Süresinde Cevap Dilekçesi Vermemenin Hukuki Sonuçları: İnkarın Kapsamı ve Savunmanın Genişletilmesi Yasağı
Hukuk Muhakemeleri Kanunu (HMK) ile getirilen yazılı yargılama usulü, davanın belirli bir düzen içinde ilerlemesini ve uyuşmazlığın makul sürede çözülmesini amaçlar. Bu sistemin temel direklerinden biri olan dilekçeler teatisi aşaması, tarafların iddia ve savunmalarını somutlaştırmalarını zorunlu kılar. Davalının yasal süre içinde cevap dilekçesi vermemesi, usul hukuku açısından ciddi ve geri dönülemez sonuçlar doğurur.
Bu makale, davalının süresinde cevap dilekçesi vermemesinin hukuki anlamını, bu durumun iddia ve savunmanın genişletilmesi yasağına etkilerini ve özellikle zamanaşımı def'i gibi kritik savunma araçlarının akıbetini, Yargıtay Hukuk Genel Kurulu (HGK) içtihatları çerçevesinde incelemektedir.

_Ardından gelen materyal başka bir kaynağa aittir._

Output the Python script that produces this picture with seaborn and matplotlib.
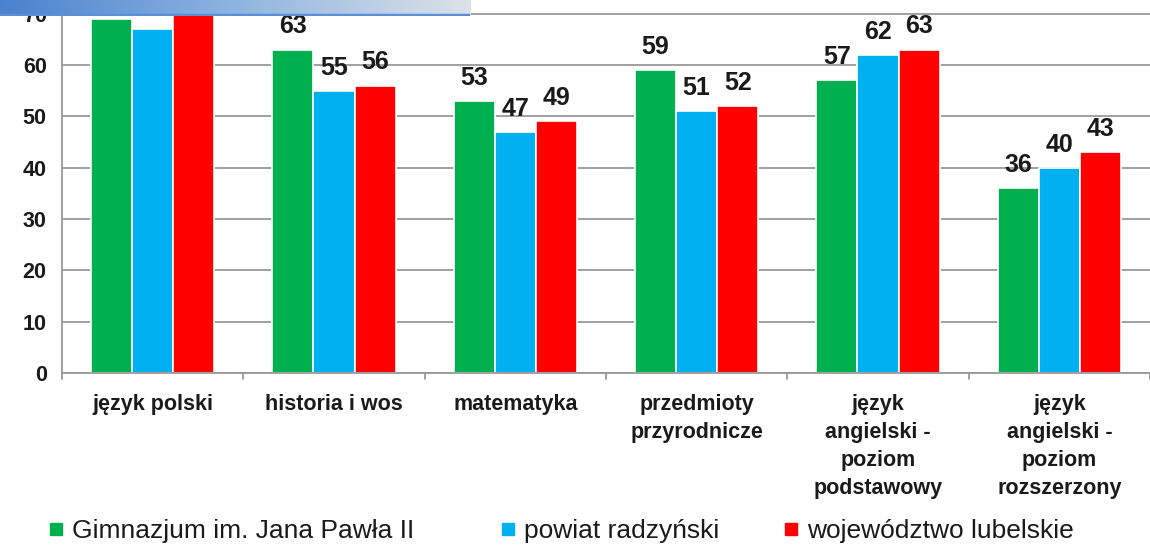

I. Süresinde Cevap Vermemenin Anlamı: Genel İnkar
Hukuk Muhakemeleri Kanunu'nun 128. maddesi, davalının süresi içinde cevap dilekçesi vermemesi hâlinde, davacının dava dilekçesinde ileri sürdüğü vakıaların tamamını inkâr etmiş sayılacağını hükme bağlar.
Bu kural, davalının davayı kabul ettiği anlamına gelmez; aksine, davayı genel bir şekilde reddettiği varsayılır. İnkar, davacının iddia ettiği tüm vakıaların doğru olmadığını ileri sürmektir. Bu durumun en önemli sonucu, davacının, dava dilekçesinde ileri sürdüğü ve davalının inkâr etmiş sayıldığı tüm çekişmeli vakıaları ispat yükümlülüğünün devam etmesidir.
II. Savunmanın Genişletilmesi Yasağı ve Yeni Vakıaların Kaybı
Cevap dilekçesi vermemenin en ağır sonucu, davalının yargılamanın ilerleyen aşamalarında yeni savunma vakıaları ileri sürme hakkını kaybetmesidir. HMK m. 141 uyarınca, dilekçeler teatisi aşaması tamamlandıktan sonra, iddia ve savunma, karşı tarafın açık muvafakati veya ıslah yolu hariç, genişletilemez veya değiştirilemez.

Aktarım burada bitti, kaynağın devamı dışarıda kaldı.